# Home Audio Question



## Cobra611 (Apr 17, 2010)

I've had the same Pioneer Home Audio receiver since purchased new 1998. Connected to it, is a AudioSource 10 band graphic EQ. I love having it, as I prefer being able to set the sound closer to what I really like, and not just stuck with treble/bass adjustments. But, as well as the receiver still works, it's time to step into the 21st Century. My question is this. If I purchase a new receiver, is it possible to still be able to use the EQ even though my inputs will now be HDMI and not RCA type cables? I've considered the Pioneer VSX 1123 because it offers, via an iPad app, an EQ with ability to make adjustments. But, if I decide to save a few dollars and get a receiver that does not have an EQ built in, are there any connections to be made so I can run it through my current EQ? Or, will I be forced to spend the extra $$?

Thanks!!


----------



## kikkenit2 (Oct 26, 2006)

It depends somewhat how many speakers you connect to the receiver. Any speaker that is attached to an external amp (like most subwoofers) can have an analog eq placed between receiver and external amplifier. The 1123 has only front left/right and dual subwoofer preamp out. The next model up would have full (7.2 or more) preamp out. Most receivers have an internal manual digital parametric eq, but not 10 bands. Almost all models have an automatic eq built in, but most (including pioneer) don't eq the subwoofer out.

Audyssey xt & xt32 have auto subwoofer eq. The Yamaha 2030 and above does also. Pioneer doesn't offer that on any model. I use a lower level yamaha with no sub eq and a denon that does have it (xt32) and I can't tell a difference. The auto eq of the mains are noticeable. It is easy to turn it off in the manual speaker setup area of the menu. I also have a pioneer 1121 that has full preamp out and lots of power. They all sound great with decent speakers and the receiver settings adjusted properly. If you don't use a subwoofer all this paragraph is meaningless. So what speakers are you connecting?


----------



## jimmie57 (Jun 26, 2010)

We use Yamaha here in my house. They are bottom of the line and mid line price range. My bottom of the line AVR has and EQ built in and does not have HDMI connections. It is a few years old. The new bottom of the line has several HDMI Inputs. The EQ is just 5 levels of adjustment. They show up on my Yamaha screen at one level at a time and you can adjust that level.
My son's is a higher model with the HDMI connections and has onscreen ( on the TV ) for it's graphics and settings. I am not sure how his looks but I know he has the settings also.

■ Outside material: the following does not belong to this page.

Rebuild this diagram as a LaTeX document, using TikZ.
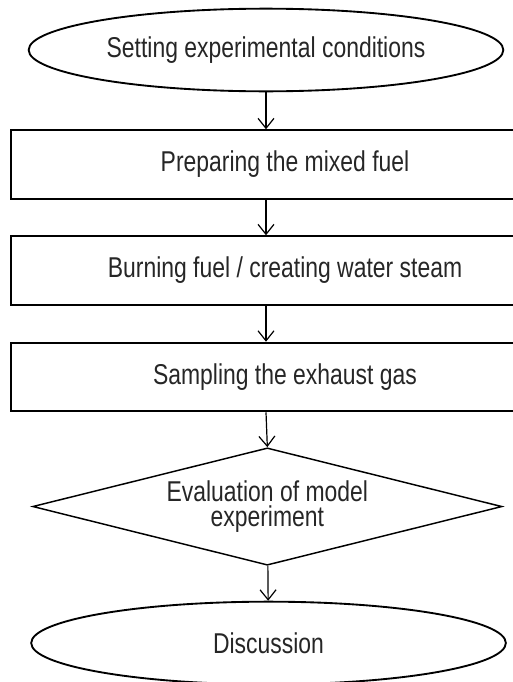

Now that I have written the above, I am beginning to think that those adjustments are for the center speaker and not all of the speakers. I will check that out later today when I move from this room to the Den where the TV is.


----------



## CCarncross (Jul 19, 2005)

If you really want/need the ability to EQ, I highly recommend bumping up to model with the Audyssey built-in. Since your EQ is all analog, it wont be able to hold a candle to the sound quality of a new modern av receiver. The Audyssey system with run tests tones, and adjust accordingly for room and speaker conditions to give you the best sound your environment is able to produce.


----------



## Cholly (Mar 22, 2004)

In order for us to help you, we need to know your intent. Are you looking into a Home Theater system or just a Stereo receiver. Do you have a phono turntable and listen to a lot of vinyl? If you are looking into using the receiver with your TV, what type of TV do you have? Is it a flat panel TV with HDMI inputs? Do you have a Blu-ray DVD player? What kind of speakers do you have? If you are planning to go the Home Theater route, you should have at least a 5.1 speaker configuration -- front right and left, front center, subwoofer and surround right and left. A 7.1 system would add either rear or presence speakers; a 7.2 system would add a second subwoofer. Another consideration is the need for wiring to your surround and rear speakers. If you can't hard wire them, you'll have to come up with a wireless configuration.

As others have said, your existing equalizer is not appropriate for a modern system. Although standalone modern parametric equalizers are available, they really aren't necessary for the typical home theater environment.

Regarding receivers: don't limit yourself to Pioneer when you make your receiver decision. Yamaha and Denon make excellent consumer grade receivers. There are many other higher end receivers available in the marketplace. Realize that very few modern receivers have a built - in phono preamplifier, so you either need a standalone preamp or a turntable with built-in preamp.

As a last thought - go over to AVSForum and do some research there.


----------



## Cobra611 (Apr 17, 2010)

Thank you all for your quick and info filled responses. I apologize for taking this long to check back. Essentially, my home theater is non existent right now. I've been waiting on funds so I can finish off the remaining area of my basement. It's not big by any means...I'm lucky if it's 300 sq ft., but the layout will allow good seating. I'm running audio from that old Pioneer receiver to just a pair of Klipsch bookshelf speakers (I believe the B-2), that I bought new in '07. They still sound very good, considering they hardly get used. I will complete either a 5.1 or 7.1 setup when the time comes.

I'm not an audiophile by any stretch of the imagination, so my knowledge is little, about products. I am, though, big into movies and sports. So, they will be watch mainly through the new system. At the same time I get a receiver, I plan on adding a 55" LED instead of moving my 55" Samsung LCD from the living room upstairs. Great picture, still, but will be 5 years old this summer.


----------